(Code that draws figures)
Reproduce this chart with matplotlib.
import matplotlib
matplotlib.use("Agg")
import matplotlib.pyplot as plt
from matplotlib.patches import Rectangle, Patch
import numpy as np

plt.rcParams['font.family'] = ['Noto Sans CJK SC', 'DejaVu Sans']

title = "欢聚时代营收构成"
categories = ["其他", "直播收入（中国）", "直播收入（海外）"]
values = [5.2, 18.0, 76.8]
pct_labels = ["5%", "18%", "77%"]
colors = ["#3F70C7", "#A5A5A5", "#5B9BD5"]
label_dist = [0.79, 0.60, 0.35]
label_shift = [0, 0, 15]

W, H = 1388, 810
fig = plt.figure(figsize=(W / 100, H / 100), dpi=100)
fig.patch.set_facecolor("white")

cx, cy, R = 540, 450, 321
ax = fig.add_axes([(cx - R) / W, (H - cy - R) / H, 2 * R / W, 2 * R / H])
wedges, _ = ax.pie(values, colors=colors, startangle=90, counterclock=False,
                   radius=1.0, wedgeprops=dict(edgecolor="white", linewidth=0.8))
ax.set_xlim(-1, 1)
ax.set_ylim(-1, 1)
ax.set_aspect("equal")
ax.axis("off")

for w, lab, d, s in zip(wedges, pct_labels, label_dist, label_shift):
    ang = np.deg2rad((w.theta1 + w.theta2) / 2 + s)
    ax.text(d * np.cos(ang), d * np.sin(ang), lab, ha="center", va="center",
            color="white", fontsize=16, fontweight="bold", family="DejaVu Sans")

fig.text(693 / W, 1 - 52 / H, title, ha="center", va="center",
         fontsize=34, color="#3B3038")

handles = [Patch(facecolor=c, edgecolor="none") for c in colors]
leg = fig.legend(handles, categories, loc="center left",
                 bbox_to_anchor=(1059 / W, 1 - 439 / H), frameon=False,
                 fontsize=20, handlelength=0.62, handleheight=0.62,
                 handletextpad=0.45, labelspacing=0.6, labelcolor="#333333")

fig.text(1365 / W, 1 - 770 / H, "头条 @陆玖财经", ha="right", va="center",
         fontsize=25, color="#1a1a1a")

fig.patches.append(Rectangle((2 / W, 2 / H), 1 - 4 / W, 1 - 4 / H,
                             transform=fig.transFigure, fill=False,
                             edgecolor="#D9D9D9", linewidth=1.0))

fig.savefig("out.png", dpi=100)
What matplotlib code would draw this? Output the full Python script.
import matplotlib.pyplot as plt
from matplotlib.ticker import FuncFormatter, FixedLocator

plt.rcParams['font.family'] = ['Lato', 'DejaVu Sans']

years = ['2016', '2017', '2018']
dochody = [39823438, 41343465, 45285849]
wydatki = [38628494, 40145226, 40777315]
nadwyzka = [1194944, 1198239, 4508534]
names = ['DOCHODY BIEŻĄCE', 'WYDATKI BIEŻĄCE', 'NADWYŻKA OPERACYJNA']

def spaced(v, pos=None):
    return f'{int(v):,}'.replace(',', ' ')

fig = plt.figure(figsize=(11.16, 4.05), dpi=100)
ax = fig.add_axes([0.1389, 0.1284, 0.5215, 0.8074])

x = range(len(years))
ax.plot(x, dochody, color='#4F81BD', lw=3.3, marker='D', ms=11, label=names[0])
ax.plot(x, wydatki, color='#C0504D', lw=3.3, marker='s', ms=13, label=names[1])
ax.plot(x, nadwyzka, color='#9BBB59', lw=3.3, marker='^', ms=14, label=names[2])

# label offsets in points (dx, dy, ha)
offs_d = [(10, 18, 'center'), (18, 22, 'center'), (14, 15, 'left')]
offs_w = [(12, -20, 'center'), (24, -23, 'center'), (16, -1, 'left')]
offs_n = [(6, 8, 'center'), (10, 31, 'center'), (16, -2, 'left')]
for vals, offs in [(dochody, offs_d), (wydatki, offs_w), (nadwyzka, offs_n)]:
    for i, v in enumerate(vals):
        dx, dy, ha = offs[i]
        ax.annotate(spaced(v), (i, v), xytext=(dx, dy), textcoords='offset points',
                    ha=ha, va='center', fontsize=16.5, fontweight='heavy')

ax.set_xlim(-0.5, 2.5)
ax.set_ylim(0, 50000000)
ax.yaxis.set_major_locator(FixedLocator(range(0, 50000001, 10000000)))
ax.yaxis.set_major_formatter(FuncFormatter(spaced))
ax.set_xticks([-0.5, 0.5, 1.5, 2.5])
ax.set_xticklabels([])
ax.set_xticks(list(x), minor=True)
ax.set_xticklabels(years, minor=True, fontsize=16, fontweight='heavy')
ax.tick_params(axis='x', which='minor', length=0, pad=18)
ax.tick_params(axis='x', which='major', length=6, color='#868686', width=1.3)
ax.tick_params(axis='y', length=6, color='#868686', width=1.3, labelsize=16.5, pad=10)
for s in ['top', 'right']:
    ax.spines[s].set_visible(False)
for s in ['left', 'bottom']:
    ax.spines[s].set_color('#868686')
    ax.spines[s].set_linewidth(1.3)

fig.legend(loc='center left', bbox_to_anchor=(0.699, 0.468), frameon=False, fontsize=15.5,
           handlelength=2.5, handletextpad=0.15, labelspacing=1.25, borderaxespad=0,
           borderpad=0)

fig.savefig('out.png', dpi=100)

REQUIREMENTS.
Write out, exactly as they stand, the lines from the one containing "What matplotlib code" through the one containing "marker='^', ms=14, label=names[2])", both ends included.

COMPLETE OUTPUT.
What matplotlib code would draw this? Output the full Python script.
import matplotlib.pyplot as plt
from matplotlib.ticker import FuncFormatter, FixedLocator

plt.rcParams['font.family'] = ['Lato', 'DejaVu Sans']

years = ['2016', '2017', '2018']
dochody = [39823438, 41343465, 45285849]
wydatki = [38628494, 40145226, 40777315]
nadwyzka = [1194944, 1198239, 4508534]
names = ['DOCHODY BIEŻĄCE', 'WYDATKI BIEŻĄCE', 'NADWYŻKA OPERACYJNA']

def spaced(v, pos=None):
    return f'{int(v):,}'.replace(',', ' ')

fig = plt.figure(figsize=(11.16, 4.05), dpi=100)
ax = fig.add_axes([0.1389, 0.1284, 0.5215, 0.8074])

x = range(len(years))
ax.plot(x, dochody, color='#4F81BD', lw=3.3, marker='D', ms=11, label=names[0])
ax.plot(x, wydatki, color='#C0504D', lw=3.3, marker='s', ms=13, label=names[1])
ax.plot(x, nadwyzka, color='#9BBB59', lw=3.3, marker='^', ms=14, label=names[2])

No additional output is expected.